For Ms. Palin, such things as context, syntax and the proximity of answers to questions have no meaning.
As an English teacher, this is one of the aspects of her candidacy (and Bush's presidency) that bothers me most. The emphasis on charm somehow manages to negate totally any focus on substance, and the most inane answers or non-answers or deliberate dodges are forgiven because she is "folksy," which in another context, with another politician, would just come across as plain ignorant.

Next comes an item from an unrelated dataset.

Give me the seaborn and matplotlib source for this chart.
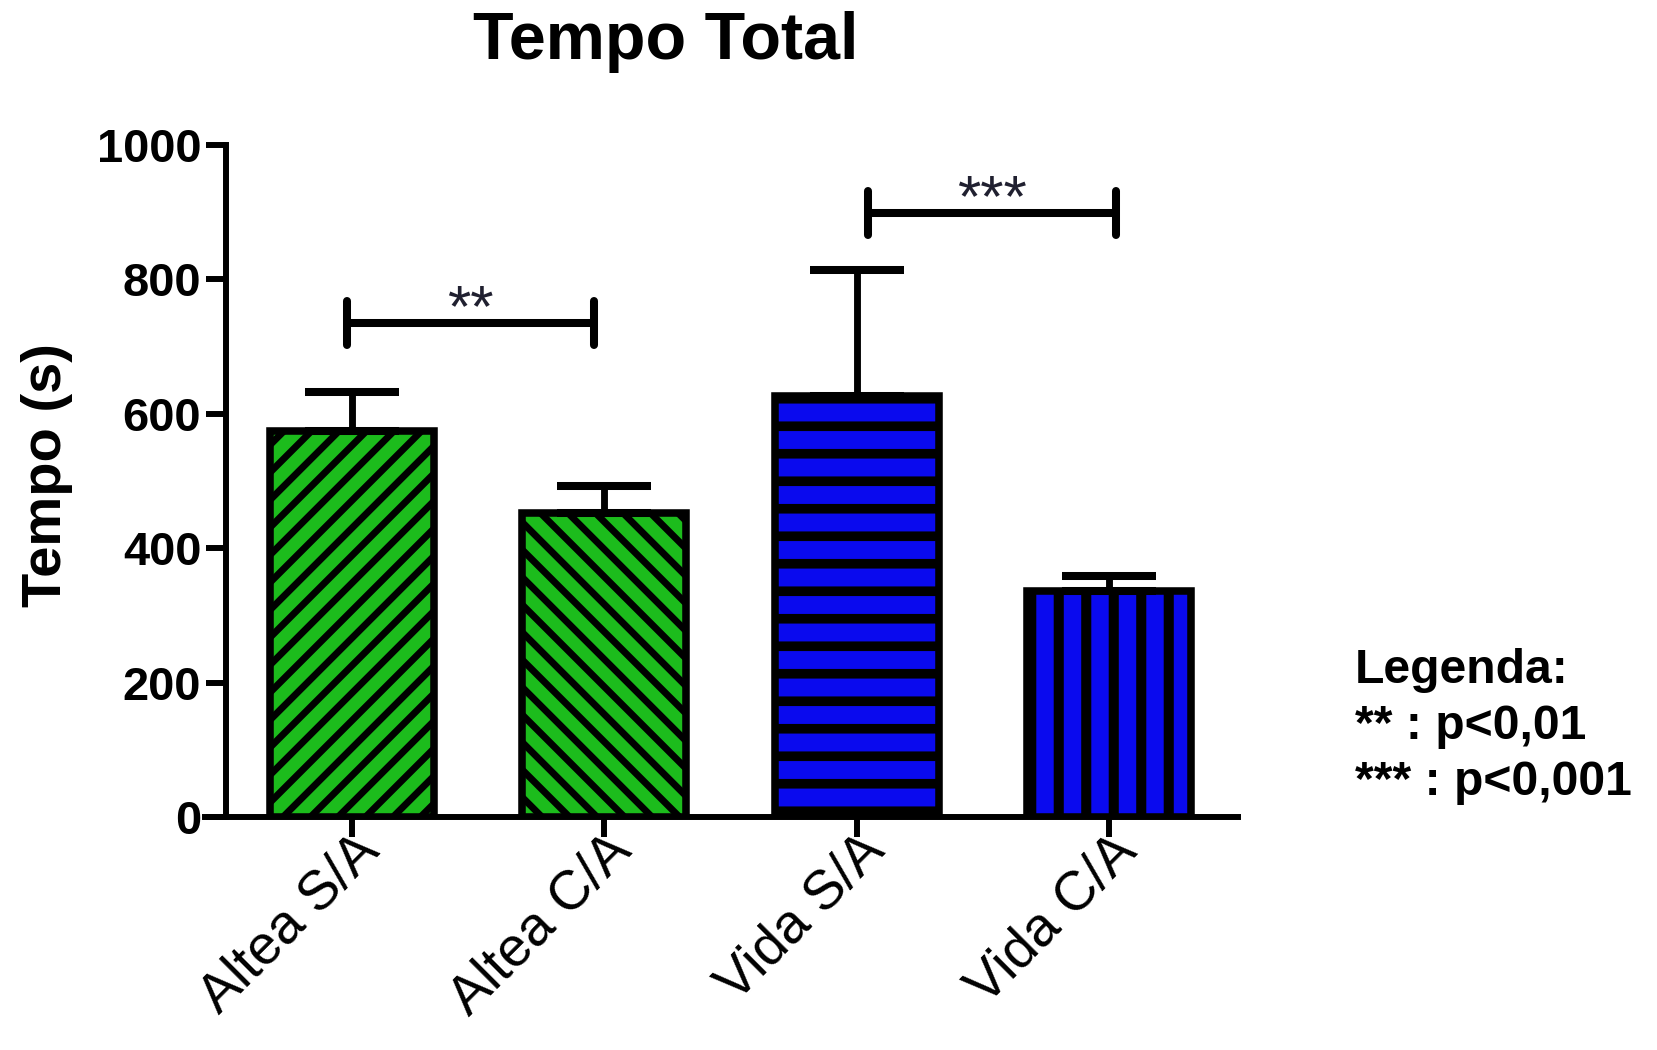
import numpy as np
import pandas as pd
import matplotlib
matplotlib.use("Agg")
import matplotlib.pyplot as plt
import matplotlib.transforms as mtransforms
import seaborn as sns

# ---- data ----
categories = ["Altea S/A", "Altea C/A", "Vida S/A", "Vida C/A"]
means = [575, 452, 627, 337]
sem_upper = [58, 40, 187, 21]
bar_colors = ["#1CBC1C", "#1CBC1C", "#0A0AEE", "#0A0AEE"]
hatches = ["//", "\\\\", "-", "|"]
yticks = [0, 200, 400, 600, 800, 1000]
comparisons = [(0, 1, 735, "**"), (2, 3, 899, "***")]
legend_lines = ["Legenda:", "** : p<0,01", "*** : p<0,001"]
title = "Tempo Total"
ylabel = "Tempo (s)"

# ---- style ----
sns.set_theme(style="ticks")
plt.rcParams["font.family"] = ["Liberation Sans", "DejaVu Sans"]
plt.rcParams["hatch.linewidth"] = 4.0
plt.rcParams["hatch.color"] = "black"

DPI = 165
fig = plt.figure(figsize=(1657 / DPI, 1050 / DPI), dpi=DPI)
ax = fig.add_axes([0.1237, 0.2219, 0.7471 - 0.1237, 0.8619 - 0.2219])

df = pd.DataFrame({"Grupo": categories, "Tempo": means})
sns.barplot(data=df, x="Grupo", y="Tempo", hue="Grupo", palette=bar_colors,
            legend=False, width=0.65, edgecolor="black", linewidth=3.3,
            saturation=1, errorbar=None, ax=ax, zorder=2)

hatch_lw = {"//": 3.0, "\\\\": 3.0, "-": 4.2, "|": 4.4}
for p, h in zip(ax.patches, hatches):
    p.set_hatch(h)
    p.set_edgecolor("black")
    if hasattr(p, "set_hatch_linewidth"):
        p.set_hatch_linewidth(hatch_lw[h])

# upper-only error bars
ax.errorbar(range(len(categories)), means,
            yerr=[np.zeros(len(means)), sem_upper],
            fmt="none", ecolor="black", elinewidth=3.0,
            capsize=20.3, capthick=3.5, zorder=3)

# significance brackets (end offsets relative to the bar centres)
bracket_offsets = [(-0.02, -0.04), (0.045, 0.025)]
tick_h = 33
for (i, j, y, lab), (dl, dr) in zip(comparisons, bracket_offsets):
    x1, x2 = i + dl, j + dr
    ax.plot([x1, x2], [y, y], color="black", lw=3.5, solid_capstyle="butt",
            clip_on=False, zorder=4)
    for xx in (x1, x2):
        ax.plot([xx, xx], [y - tick_h, y + tick_h], color="black", lw=3.5,
                solid_capstyle="round", clip_on=False, zorder=4)
    ax.text((x1 + x2) / 2, y - 5, lab, ha="center", va="baseline",
            fontsize=26, color="#202030", clip_on=False)

# axes styling
ax.set_xlim(-0.582, 3.509)
ax.set_ylim(0, 1000)
ax.spines["top"].set_visible(False)
ax.spines["right"].set_visible(False)
ax.spines["left"].set_position(("data", -0.5))
for s in ("left", "bottom"):
    ax.spines[s].set_linewidth(2.6)
    ax.spines[s].set_color("black")
    ax.spines[s].set_zorder(5)

ax.set_yticks(yticks)
ax.set_yticklabels([str(v) for v in yticks], fontsize=20.5, fontweight="bold")
ax.set_xticks(range(len(categories)))
ax.set_xticklabels(categories, rotation=45, ha="right", fontsize=24)
ax.tick_params(axis="both", length=8.7, width=2.6, color="black",
               direction="out", labelcolor="black")
ax.tick_params(axis="y", pad=2)
ax.tick_params(axis="x", pad=0)
offset = mtransforms.ScaledTranslation(38 / DPI, 12 / DPI, fig.dpi_scale_trans)
for lab in ax.get_xticklabels():
    lab.set_transform(lab.get_transform() + offset)

ax.set_xlabel("")
ax.set_ylabel("")

fig.text(0.402, 0.96, title, ha="center", va="center", fontsize=29,
         fontweight="bold", color="black")
fig.text(0.0285, 0.548, ylabel, rotation=90, ha="center", va="center",
         fontsize=24.5, fontweight="bold", color="black")
fig.text(0.8175, 0.383, "\n".join(legend_lines), ha="left", va="top",
         fontsize=21, fontweight="bold", linespacing=1.32, color="black")

fig.savefig("out.png", dpi=DPI, facecolor="white")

But the real issue here is this one.
John McCain has spent most of his adult life speaking of his love for his country. Maybe he sees something in Sarah Palin that most Americans do not. Maybe he is aware of qualities that lead him to believe she’d be as steady as Franklin Roosevelt in guiding the U.S. through a prolonged economic downturn. Maybe she’d be as wise and prudent in a national emergency as John Kennedy was during the Cuban missile crisis.
The hardest part of this for me personally is that I used to admire John McCain. I bought his storyline of being independently driven by morals and common sense. But that McCain has utterly disappeared. This total annihilation of the John McCain I once admired was complete long before he found Dick-Cheney-in-Annie-Oakley's-clothing, but choosing her is the most mind boggling and irresponsible insult to Americans I have seen in a long time.
Here's another article. In particular, this quotation strikes me as important:
The people boosting Palin’s triumph were not celebrating because she demonstrated that she is qualified to be president if something ever happened to John McCain. They were cheering her success in covering up her lack of knowledge about the things she would have to deal with if she wound up running the country.